-- start of Recorded data --
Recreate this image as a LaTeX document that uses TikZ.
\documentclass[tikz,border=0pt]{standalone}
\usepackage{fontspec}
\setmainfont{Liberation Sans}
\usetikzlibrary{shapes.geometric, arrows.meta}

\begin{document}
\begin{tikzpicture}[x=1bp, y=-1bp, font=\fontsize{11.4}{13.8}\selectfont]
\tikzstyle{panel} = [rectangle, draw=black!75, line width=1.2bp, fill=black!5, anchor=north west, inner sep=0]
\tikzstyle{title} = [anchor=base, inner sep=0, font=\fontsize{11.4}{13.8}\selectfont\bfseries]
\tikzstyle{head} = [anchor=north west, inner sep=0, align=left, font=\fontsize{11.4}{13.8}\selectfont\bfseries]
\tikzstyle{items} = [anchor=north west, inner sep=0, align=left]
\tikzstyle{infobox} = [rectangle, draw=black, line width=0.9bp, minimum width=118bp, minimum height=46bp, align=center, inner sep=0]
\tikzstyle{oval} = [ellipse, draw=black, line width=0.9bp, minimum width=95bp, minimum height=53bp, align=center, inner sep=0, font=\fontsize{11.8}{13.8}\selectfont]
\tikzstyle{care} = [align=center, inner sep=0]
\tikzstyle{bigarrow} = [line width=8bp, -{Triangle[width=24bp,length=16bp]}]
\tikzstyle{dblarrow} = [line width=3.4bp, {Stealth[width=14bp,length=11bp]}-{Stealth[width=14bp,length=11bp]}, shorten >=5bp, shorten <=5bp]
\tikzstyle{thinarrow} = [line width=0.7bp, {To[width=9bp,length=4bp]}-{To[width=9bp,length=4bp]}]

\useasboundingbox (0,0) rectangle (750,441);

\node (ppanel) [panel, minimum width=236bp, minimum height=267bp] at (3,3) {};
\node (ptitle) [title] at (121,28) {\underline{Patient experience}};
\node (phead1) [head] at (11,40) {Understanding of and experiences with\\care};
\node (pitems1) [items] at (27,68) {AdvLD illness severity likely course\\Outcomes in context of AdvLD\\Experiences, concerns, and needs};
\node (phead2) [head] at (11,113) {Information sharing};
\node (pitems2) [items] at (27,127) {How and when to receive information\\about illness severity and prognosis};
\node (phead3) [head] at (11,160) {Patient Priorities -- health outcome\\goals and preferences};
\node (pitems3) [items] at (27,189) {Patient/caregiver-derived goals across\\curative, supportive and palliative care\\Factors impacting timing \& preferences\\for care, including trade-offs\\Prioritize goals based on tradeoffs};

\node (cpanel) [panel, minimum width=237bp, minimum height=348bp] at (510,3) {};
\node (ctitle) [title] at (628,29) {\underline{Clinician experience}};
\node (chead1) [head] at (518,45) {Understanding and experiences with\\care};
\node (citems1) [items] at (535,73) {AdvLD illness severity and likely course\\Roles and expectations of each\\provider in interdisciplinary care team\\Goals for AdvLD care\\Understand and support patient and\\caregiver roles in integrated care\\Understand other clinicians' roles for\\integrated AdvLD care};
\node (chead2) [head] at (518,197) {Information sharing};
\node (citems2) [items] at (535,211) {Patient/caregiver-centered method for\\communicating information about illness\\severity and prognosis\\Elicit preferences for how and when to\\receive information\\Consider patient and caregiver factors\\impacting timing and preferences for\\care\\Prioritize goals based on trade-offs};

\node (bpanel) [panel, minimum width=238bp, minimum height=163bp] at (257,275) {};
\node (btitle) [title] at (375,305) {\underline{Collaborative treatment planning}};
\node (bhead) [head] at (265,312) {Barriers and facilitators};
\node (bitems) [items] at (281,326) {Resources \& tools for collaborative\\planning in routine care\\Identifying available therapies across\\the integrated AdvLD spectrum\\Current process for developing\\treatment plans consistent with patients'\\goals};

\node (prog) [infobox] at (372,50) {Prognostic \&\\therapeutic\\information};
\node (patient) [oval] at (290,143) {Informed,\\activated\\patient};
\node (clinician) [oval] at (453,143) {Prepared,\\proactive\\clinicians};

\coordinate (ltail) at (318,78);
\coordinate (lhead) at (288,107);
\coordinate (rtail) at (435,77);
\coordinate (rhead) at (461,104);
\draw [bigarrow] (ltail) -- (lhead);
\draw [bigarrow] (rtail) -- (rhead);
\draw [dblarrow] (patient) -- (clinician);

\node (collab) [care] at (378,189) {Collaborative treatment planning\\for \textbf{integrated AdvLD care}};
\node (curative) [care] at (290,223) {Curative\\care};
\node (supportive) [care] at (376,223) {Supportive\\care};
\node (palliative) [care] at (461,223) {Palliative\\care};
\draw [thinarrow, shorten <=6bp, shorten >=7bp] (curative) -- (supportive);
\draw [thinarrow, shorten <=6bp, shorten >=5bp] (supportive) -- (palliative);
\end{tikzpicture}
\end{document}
-- end of Recorded data --
-- start of Recorded data --
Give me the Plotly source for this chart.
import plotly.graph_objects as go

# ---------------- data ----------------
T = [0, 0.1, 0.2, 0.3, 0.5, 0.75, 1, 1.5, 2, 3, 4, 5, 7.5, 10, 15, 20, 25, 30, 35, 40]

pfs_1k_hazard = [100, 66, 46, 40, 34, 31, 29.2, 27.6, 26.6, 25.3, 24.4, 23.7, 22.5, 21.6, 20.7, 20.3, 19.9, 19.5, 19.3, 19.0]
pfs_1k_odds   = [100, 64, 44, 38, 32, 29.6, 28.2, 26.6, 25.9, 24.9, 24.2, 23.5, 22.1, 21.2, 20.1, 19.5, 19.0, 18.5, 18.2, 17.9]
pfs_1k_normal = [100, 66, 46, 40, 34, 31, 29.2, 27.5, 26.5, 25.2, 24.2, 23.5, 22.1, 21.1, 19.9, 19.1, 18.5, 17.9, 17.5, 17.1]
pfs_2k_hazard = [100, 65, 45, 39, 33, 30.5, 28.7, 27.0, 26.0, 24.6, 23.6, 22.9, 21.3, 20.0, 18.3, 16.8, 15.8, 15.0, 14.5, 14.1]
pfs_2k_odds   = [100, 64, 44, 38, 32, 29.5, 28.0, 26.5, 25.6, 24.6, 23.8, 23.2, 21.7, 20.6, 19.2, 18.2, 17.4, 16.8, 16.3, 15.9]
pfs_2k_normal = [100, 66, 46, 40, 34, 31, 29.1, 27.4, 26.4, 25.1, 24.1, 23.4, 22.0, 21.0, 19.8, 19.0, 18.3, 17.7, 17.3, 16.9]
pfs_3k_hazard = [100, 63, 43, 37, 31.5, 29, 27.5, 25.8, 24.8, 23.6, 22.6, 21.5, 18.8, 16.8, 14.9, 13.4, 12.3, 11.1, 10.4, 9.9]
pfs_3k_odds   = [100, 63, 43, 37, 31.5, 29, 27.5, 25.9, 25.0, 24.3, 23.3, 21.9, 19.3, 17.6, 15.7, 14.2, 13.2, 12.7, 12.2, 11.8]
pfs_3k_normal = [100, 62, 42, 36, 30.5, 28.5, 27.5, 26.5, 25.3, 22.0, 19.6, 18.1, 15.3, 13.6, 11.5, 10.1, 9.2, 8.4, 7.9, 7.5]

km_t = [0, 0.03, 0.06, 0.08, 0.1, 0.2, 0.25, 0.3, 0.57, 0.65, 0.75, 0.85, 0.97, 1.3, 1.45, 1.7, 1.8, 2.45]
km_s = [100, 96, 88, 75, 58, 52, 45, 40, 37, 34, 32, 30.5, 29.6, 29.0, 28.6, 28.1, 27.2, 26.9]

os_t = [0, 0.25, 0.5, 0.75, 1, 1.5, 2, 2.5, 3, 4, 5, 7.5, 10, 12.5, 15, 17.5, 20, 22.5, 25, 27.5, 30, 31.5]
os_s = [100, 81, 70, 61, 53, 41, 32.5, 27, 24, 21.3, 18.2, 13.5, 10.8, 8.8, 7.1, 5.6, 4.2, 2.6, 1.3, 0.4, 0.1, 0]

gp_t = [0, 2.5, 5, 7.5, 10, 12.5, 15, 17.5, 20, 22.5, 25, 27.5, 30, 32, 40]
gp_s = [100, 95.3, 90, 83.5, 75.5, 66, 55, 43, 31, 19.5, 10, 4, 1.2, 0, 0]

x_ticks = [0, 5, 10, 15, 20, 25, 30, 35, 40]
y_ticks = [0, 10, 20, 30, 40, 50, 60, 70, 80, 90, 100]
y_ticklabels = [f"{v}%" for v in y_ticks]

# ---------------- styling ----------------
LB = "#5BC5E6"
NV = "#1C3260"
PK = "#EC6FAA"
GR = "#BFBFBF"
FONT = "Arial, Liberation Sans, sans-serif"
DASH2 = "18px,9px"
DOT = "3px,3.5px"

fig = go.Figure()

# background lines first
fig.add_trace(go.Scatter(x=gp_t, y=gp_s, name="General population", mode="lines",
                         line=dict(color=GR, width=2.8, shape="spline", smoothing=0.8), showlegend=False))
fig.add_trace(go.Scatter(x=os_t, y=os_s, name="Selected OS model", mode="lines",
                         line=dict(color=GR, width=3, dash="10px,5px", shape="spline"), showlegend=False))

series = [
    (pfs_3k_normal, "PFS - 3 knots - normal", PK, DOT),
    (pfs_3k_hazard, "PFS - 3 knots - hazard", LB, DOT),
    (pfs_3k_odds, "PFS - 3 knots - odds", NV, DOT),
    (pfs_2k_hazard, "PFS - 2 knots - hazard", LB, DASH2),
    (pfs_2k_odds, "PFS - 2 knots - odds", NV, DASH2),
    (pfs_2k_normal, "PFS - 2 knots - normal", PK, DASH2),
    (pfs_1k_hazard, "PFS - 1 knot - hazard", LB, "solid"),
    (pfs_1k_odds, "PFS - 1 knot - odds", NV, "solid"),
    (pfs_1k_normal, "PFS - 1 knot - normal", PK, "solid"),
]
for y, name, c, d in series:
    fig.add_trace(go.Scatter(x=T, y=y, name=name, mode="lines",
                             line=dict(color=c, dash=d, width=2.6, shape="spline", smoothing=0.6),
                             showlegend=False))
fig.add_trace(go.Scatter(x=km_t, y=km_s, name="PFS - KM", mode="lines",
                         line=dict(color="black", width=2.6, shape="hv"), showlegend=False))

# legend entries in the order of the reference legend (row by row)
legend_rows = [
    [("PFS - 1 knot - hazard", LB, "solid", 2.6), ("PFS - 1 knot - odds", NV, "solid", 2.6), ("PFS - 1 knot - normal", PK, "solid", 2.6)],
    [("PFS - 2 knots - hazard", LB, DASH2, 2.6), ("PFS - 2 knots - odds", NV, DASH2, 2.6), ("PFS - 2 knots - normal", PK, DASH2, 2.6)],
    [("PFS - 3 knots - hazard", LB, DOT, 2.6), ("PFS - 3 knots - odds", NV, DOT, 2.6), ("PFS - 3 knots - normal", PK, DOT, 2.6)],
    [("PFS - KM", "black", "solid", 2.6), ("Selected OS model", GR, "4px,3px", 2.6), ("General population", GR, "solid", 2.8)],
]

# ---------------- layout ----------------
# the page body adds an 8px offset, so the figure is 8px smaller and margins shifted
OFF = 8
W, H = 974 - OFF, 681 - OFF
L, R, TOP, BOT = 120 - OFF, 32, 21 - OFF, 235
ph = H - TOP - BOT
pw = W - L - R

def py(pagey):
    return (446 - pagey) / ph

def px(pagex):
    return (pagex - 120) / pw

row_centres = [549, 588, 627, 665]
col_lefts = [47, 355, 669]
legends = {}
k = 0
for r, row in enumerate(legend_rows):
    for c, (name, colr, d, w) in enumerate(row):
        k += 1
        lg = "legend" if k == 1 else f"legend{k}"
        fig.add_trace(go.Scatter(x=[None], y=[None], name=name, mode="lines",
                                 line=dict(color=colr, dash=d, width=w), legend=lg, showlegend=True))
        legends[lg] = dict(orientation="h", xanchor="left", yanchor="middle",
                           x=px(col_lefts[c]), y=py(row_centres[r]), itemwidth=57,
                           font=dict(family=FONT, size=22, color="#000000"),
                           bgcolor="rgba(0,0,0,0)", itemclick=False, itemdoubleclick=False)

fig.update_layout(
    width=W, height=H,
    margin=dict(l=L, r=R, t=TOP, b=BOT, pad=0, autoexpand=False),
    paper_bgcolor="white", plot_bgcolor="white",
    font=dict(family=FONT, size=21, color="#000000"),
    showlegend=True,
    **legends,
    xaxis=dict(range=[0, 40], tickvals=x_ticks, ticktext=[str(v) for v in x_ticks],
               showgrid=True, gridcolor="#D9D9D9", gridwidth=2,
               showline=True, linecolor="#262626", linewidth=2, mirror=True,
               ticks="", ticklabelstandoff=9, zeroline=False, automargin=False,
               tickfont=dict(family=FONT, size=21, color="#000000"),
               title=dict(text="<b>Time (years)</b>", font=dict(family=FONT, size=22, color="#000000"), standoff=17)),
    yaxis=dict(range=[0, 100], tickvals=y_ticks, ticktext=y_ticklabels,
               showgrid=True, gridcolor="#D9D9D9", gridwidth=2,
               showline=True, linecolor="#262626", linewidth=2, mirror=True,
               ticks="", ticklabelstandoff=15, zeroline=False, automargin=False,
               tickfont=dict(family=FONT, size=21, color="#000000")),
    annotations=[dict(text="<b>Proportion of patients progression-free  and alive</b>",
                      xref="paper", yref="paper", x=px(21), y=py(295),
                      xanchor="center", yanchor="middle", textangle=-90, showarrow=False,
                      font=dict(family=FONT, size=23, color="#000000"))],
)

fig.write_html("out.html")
-- end of Recorded data --
**Stated exercise:**
Using the entries above, return exactly the lines from the line with "Give me the Plotly source for this chart." to the line with "8.4, 7.9, 7.5]", counting both of those lines.

**Exercise output:**
Give me the Plotly source for this chart.
import plotly.graph_objects as go

# ---------------- data ----------------
T = [0, 0.1, 0.2, 0.3, 0.5, 0.75, 1, 1.5, 2, 3, 4, 5, 7.5, 10, 15, 20, 25, 30, 35, 40]

pfs_1k_hazard = [100, 66, 46, 40, 34, 31, 29.2, 27.6, 26.6, 25.3, 24.4, 23.7, 22.5, 21.6, 20.7, 20.3, 19.9, 19.5, 19.3, 19.0]
pfs_1k_odds   = [100, 64, 44, 38, 32, 29.6, 28.2, 26.6, 25.9, 24.9, 24.2, 23.5, 22.1, 21.2, 20.1, 19.5, 19.0, 18.5, 18.2, 17.9]
pfs_1k_normal = [100, 66, 46, 40, 34, 31, 29.2, 27.5, 26.5, 25.2, 24.2, 23.5, 22.1, 21.1, 19.9, 19.1, 18.5, 17.9, 17.5, 17.1]
pfs_2k_hazard = [100, 65, 45, 39, 33, 30.5, 28.7, 27.0, 26.0, 24.6, 23.6, 22.9, 21.3, 20.0, 18.3, 16.8, 15.8, 15.0, 14.5, 14.1]
pfs_2k_odds   = [100, 64, 44, 38, 32, 29.5, 28.0, 26.5, 25.6, 24.6, 23.8, 23.2, 21.7, 20.6, 19.2, 18.2, 17.4, 16.8, 16.3, 15.9]
pfs_2k_normal = [100, 66, 46, 40, 34, 31, 29.1, 27.4, 26.4, 25.1, 24.1, 23.4, 22.0, 21.0, 19.8, 19.0, 18.3, 17.7, 17.3, 16.9]
pfs_3k_hazard = [100, 63, 43, 37, 31.5, 29, 27.5, 25.8, 24.8, 23.6, 22.6, 21.5, 18.8, 16.8, 14.9, 13.4, 12.3, 11.1, 10.4, 9.9]
pfs_3k_odds   = [100, 63, 43, 37, 31.5, 29, 27.5, 25.9, 25.0, 24.3, 23.3, 21.9, 19.3, 17.6, 15.7, 14.2, 13.2, 12.7, 12.2, 11.8]
pfs_3k_normal = [100, 62, 42, 36, 30.5, 28.5, 27.5, 26.5, 25.3, 22.0, 19.6, 18.1, 15.3, 13.6, 11.5, 10.1, 9.2, 8.4, 7.9, 7.5]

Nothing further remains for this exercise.